* YOUR OBJECTIVE: Everything from the first line down to the line containing "capil_marked = [0, 1, 2, 3, 4]" is to be retyped exactly, both ends included, with pictures left out.

* DATA EXCERPT:

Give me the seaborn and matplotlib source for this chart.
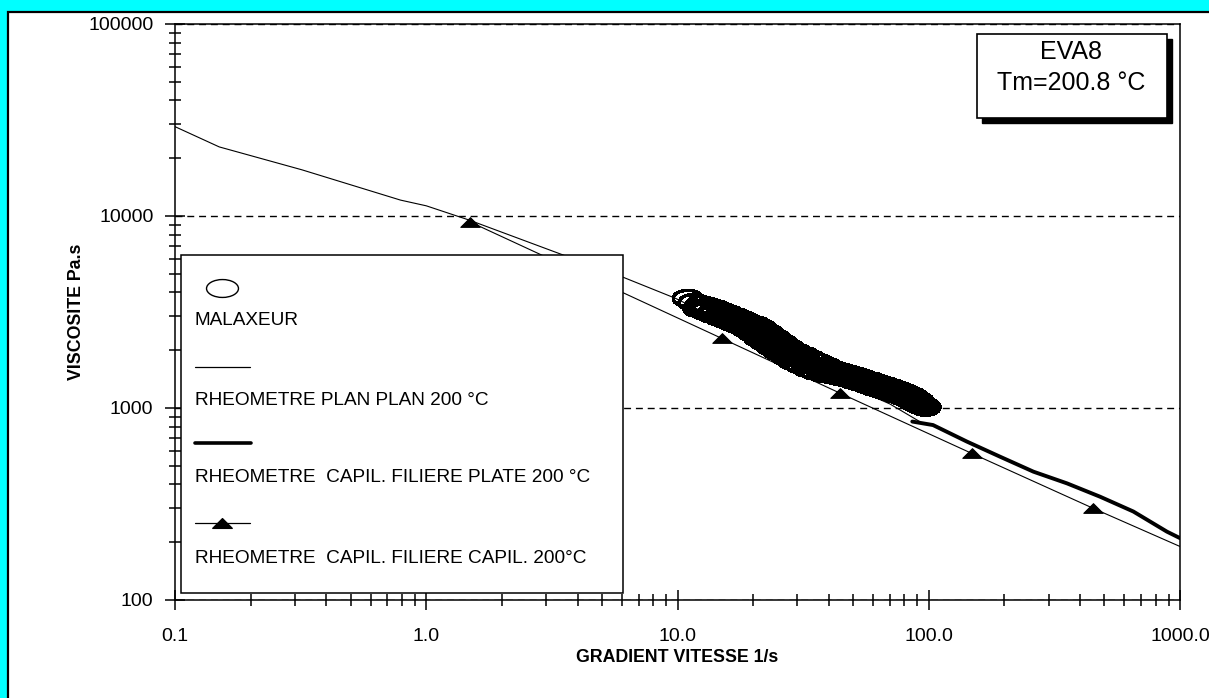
import matplotlib
matplotlib.use("Agg")
import matplotlib.pyplot as plt
import numpy as np
import seaborn as sns
from matplotlib import font_manager
from matplotlib.lines import Line2D
from matplotlib.markers import MarkerStyle
from matplotlib.patches import Rectangle
from matplotlib.path import Path
from matplotlib.ticker import LogLocator, NullFormatter

# ── data ────────────────────────────────────────────────────────────────
plan_x = [0.1, 0.15, 0.32, 0.79, 1.0, 1.49, 3.5, 6.07, 9.8, 20.0, 40.0, 70.0, 92.0]
plan_y = [29200, 22900, 17400, 12100, 11300, 9500, 6270, 4800, 3730, 2350, 1450, 1050, 850]

plate_x = [86, 104, 142, 192, 261, 355, 481, 652, 887, 1000]
plate_y = [850, 815, 668, 558, 466, 405, 345, 289, 227, 210]

capil_x = [1.49, 15.0, 44.4, 148, 452, 1000]
capil_y = [9330, 2305, 1194, 581, 300, 190]
capil_marked = [0, 1, 2, 3, 4]

malax_x = [11.0, 11.6, 12.1, 12.4, 12.9, 13.3, 13.8, 14.2, 14.7, 15.1, 15.6, 16.0,
           16.6, 17.1, 17.6, 18.1, 18.7, 19.3, 19.9, 20.5, 21.1, 21.7, 22.4, 23.0,
           23.8, 24.6, 25.4, 26.2, 27.1, 28.0, 28.9, 29.8, 30.9, 31.9, 33.0, 34.1,
           35.3, 36.5, 37.8, 39.1, 40.5, 41.9, 43.4, 44.9, 46.5, 48.1, 49.8, 51.5,
           53.3, 55.1, 57.0, 58.9, 60.9, 62.9, 65.0, 67.1, 69.3, 71.5, 73.8, 76.1,
           78.5, 80.9, 83.4, 85.9, 88.4, 90.9, 93.4, 95.7,
           12.7, 14.0, 15.3, 16.3, 17.4, 18.4, 19.6, 20.8, 22.0, 23.4, 25.0, 26.6,
           28.4, 30.3, 32.4, 34.7, 37.1, 39.8, 42.6, 45.7, 49.0, 52.4, 56.0, 59.9,
           64.0, 68.2, 72.6, 77.3, 82.1, 87.1, 92.1, 97.0]
malax_y = [3720, 3540, 3300, 3450, 3190, 3370, 3080, 3280, 2980, 3170, 2890, 3080,
           2790, 2980, 2710, 2890, 2600, 2770, 2460, 2700, 2320, 2590, 2200, 2450,
           2080, 2300, 1960, 2170, 1850, 2040, 1750, 1950, 1680, 1870, 1610, 1790,
           1560, 1720, 1520, 1650, 1500, 1580, 1470, 1540, 1440, 1500, 1400, 1460,
           1365, 1420, 1325, 1380, 1285, 1340, 1250, 1305, 1215, 1270, 1185, 1235,
           1150, 1195, 1115, 1150, 1065, 1090, 1030, 1025,
           3310, 3180, 3030, 2930, 2840, 2750, 2620, 2510, 2390, 2260, 2120, 2005,
           1890, 1810, 1730, 1665, 1610, 1560, 1520, 1485, 1445, 1410, 1370, 1330,
           1292, 1258, 1225, 1190, 1155, 1105, 1055, 1010]

xtick_vals = [0.1, 1, 10, 100, 1000]
xtick_labels = ["0.1", "1.0", "10.0", "100.0", "1000.0"]
ytick_vals = [100, 1000, 10000, 100000]
ytick_labels = ["100", "1000", "10000", "100000"]

legend_labels = [
    "MALAXEUR",
    "RHEOMETRE PLAN PLAN 200 °C",
    "RHEOMETRE  CAPIL. FILIERE PLATE 200 °C",
    "RHEOMETRE  CAPIL. FILIERE CAPIL. 200°C",
]
info_lines = ["EVA8", "Tm=200.8 °C"]

# ── style ───────────────────────────────────────────────────────────────
sns.set_theme(style="white")
plt.rcParams["font.family"] = ["Liberation Sans", "DejaVu Sans"]
for key in ("text.color", "axes.labelcolor", "xtick.color", "ytick.color"):
    plt.rcParams[key] = "black"

installed = {f.name for f in font_manager.fontManager.ttflist}
if "Liberation Sans Narrow" in installed:
    label_font, label_size = ["Liberation Sans Narrow", "DejaVu Sans"], 15.5
else:
    label_font, label_size = ["Liberation Sans", "DejaVu Sans"], 12.8

# custom markers: flat ellipse and squat triangle
circ = Path.unit_circle()
ellipse = MarkerStyle(Path(circ.vertices * np.array([1.0, 0.56]), circ.codes))
tri = MarkerStyle(Path([(-1, -0.5), (1, -0.5), (0, 0.5), (-1, -0.5)],
                       [Path.MOVETO, Path.LINETO, Path.LINETO, Path.CLOSEPOLY]))

W, H = 1209, 698
fig = plt.figure(figsize=(W / 100, H / 100), dpi=100, facecolor="#00FFFF")
fig.add_artist(Rectangle((8 / W, -0.05), 1.1, (H - 12) / H + 0.05,
                         transform=fig.transFigure, fc="white", ec="black",
                         lw=1.6, zorder=0))
ax = fig.add_axes([175 / W, 1 - 600 / H, 1005 / W, 576 / H])
ax.set_facecolor("white")
ax.set_xscale("log")
ax.set_yscale("log")

# ── series ──────────────────────────────────────────────────────────────
sns.lineplot(x=plan_x, y=plan_y, ax=ax, color="black", lw=0.8,
             estimator=None, sort=False, zorder=2)
sns.lineplot(x=capil_x, y=capil_y, ax=ax, color="black", lw=0.8,
             estimator=None, sort=False, marker=tri, markersize=14,
             markevery=capil_marked, mfc="black", mec="black", zorder=2)
sns.lineplot(x=plate_x, y=plate_y, ax=ax, color="black", lw=2.8,
             estimator=None, sort=False, zorder=2.5)
sns.scatterplot(x=malax_x, y=malax_y, ax=ax, marker=ellipse, s=21 ** 2,
                linewidth=1.8, zorder=3)
band = ax.collections[-1]
band.set_facecolor("none")
band.set_edgecolor("black")
band.set_antialiased(False)

# ── axes ────────────────────────────────────────────────────────────────
ax.set_xlim(0.1, 1000)
ax.set_ylim(100, 100000)
ax.set_xticks(xtick_vals, labels=xtick_labels)
ax.set_yticks(ytick_vals, labels=ytick_labels)
for axis in (ax.xaxis, ax.yaxis):
    axis.set_minor_locator(LogLocator(base=10, subs=np.arange(2, 10) * 1.0, numticks=20))
    axis.set_minor_formatter(NullFormatter())
ax.tick_params(which="major", direction="inout", length=15, width=1.1,
               labelsize=14, left=True, bottom=True, top=False, right=False)
ax.tick_params(which="minor", direction="inout", length=8, width=1.1,
               left=True, bottom=True, top=False, right=False)
ax.tick_params(axis="x", which="major", pad=13)
ax.tick_params(axis="y", which="major", pad=8)
for sp in ax.spines.values():
    sp.set_color("black")
    sp.set_linewidth(1.1)

ax.grid(False)
ax.yaxis.grid(True, which="major", color="black", lw=1.0, ls=(0, (5, 3.5)))

ax.set_xlabel("GRADIENT VITESSE 1/s", fontsize=label_size, fontweight="bold",
              family=label_font)
ax.xaxis.set_label_coords(0.5, -0.085)
ax.set_ylabel("VISCOSITE Pa.s", fontsize=label_size, fontweight="bold",
              family=label_font)
ax.yaxis.set_label_coords(-0.09, 0.5)

# ── legend box (handle drawn above its label) ──────────────────────────
ax.add_patch(Rectangle((0.006, 0.012), 0.4398, 0.587, transform=ax.transAxes,
                       fc="white", ec="black", lw=1.1, zorder=5))
ax.add_line(Line2D([0.0468], [0.5417], transform=ax.transAxes, ls="none",
                   marker=ellipse, ms=23, mfc="none", mec="black", mew=1.0,
                   zorder=6))
ax.add_line(Line2D([0.0199, 0.0746], [0.4045, 0.4045], transform=ax.transAxes,
                   color="black", lw=0.9, zorder=6))
ax.add_line(Line2D([0.0199, 0.0756], [0.2726, 0.2726], transform=ax.transAxes,
                   color="black", lw=2.6, zorder=6))
ax.add_line(Line2D([0.0199, 0.0746], [0.1337, 0.1337], transform=ax.transAxes,
                   color="black", lw=0.9, zorder=6))
ax.add_line(Line2D([0.0468], [0.1337], transform=ax.transAxes, ls="none",
                   marker=tri, ms=14, mfc="black", mec="black", zorder=6))
for label, ypos in zip(legend_labels, [0.486, 0.347, 0.2135, 0.0729]):
    ax.text(0.0199, ypos, label, transform=ax.transAxes, ha="left",
            va="center", fontsize=13.7, zorder=6)

# ── EVA8 info box with drop shadow ─────────────────────────────────────
fig.add_artist(Rectangle((982 / W, 1 - 123 / H), 190 / W, 84 / H,
                         transform=fig.transFigure, fc="black", ec="black",
                         zorder=7))
fig.add_artist(Rectangle((977 / W, 1 - 118 / H), 190 / W, 84 / H,
                         transform=fig.transFigure, fc="white", ec="black",
                         lw=1.2, zorder=8))
for line, ypix in zip(info_lines, [52, 83]):
    fig.text(1071 / W, 1 - ypix / H, line, ha="center", va="center",
             fontsize=18, zorder=9)

fig.savefig("out.png", dpi=100, facecolor=fig.get_facecolor())
plt.close(fig)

* SOLUTION TO THIS EXERCISE:
Give me the seaborn and matplotlib source for this chart.
import matplotlib
matplotlib.use("Agg")
import matplotlib.pyplot as plt
import numpy as np
import seaborn as sns
from matplotlib import font_manager
from matplotlib.lines import Line2D
from matplotlib.markers import MarkerStyle
from matplotlib.patches import Rectangle
from matplotlib.path import Path
from matplotlib.ticker import LogLocator, NullFormatter

# ── data ────────────────────────────────────────────────────────────────
plan_x = [0.1, 0.15, 0.32, 0.79, 1.0, 1.49, 3.5, 6.07, 9.8, 20.0, 40.0, 70.0, 92.0]
plan_y = [29200, 22900, 17400, 12100, 11300, 9500, 6270, 4800, 3730, 2350, 1450, 1050, 850]

plate_x = [86, 104, 142, 192, 261, 355, 481, 652, 887, 1000]
plate_y = [850, 815, 668, 558, 466, 405, 345, 289, 227, 210]

capil_x = [1.49, 15.0, 44.4, 148, 452, 1000]
capil_y = [9330, 2305, 1194, 581, 300, 190]
capil_marked = [0, 1, 2, 3, 4]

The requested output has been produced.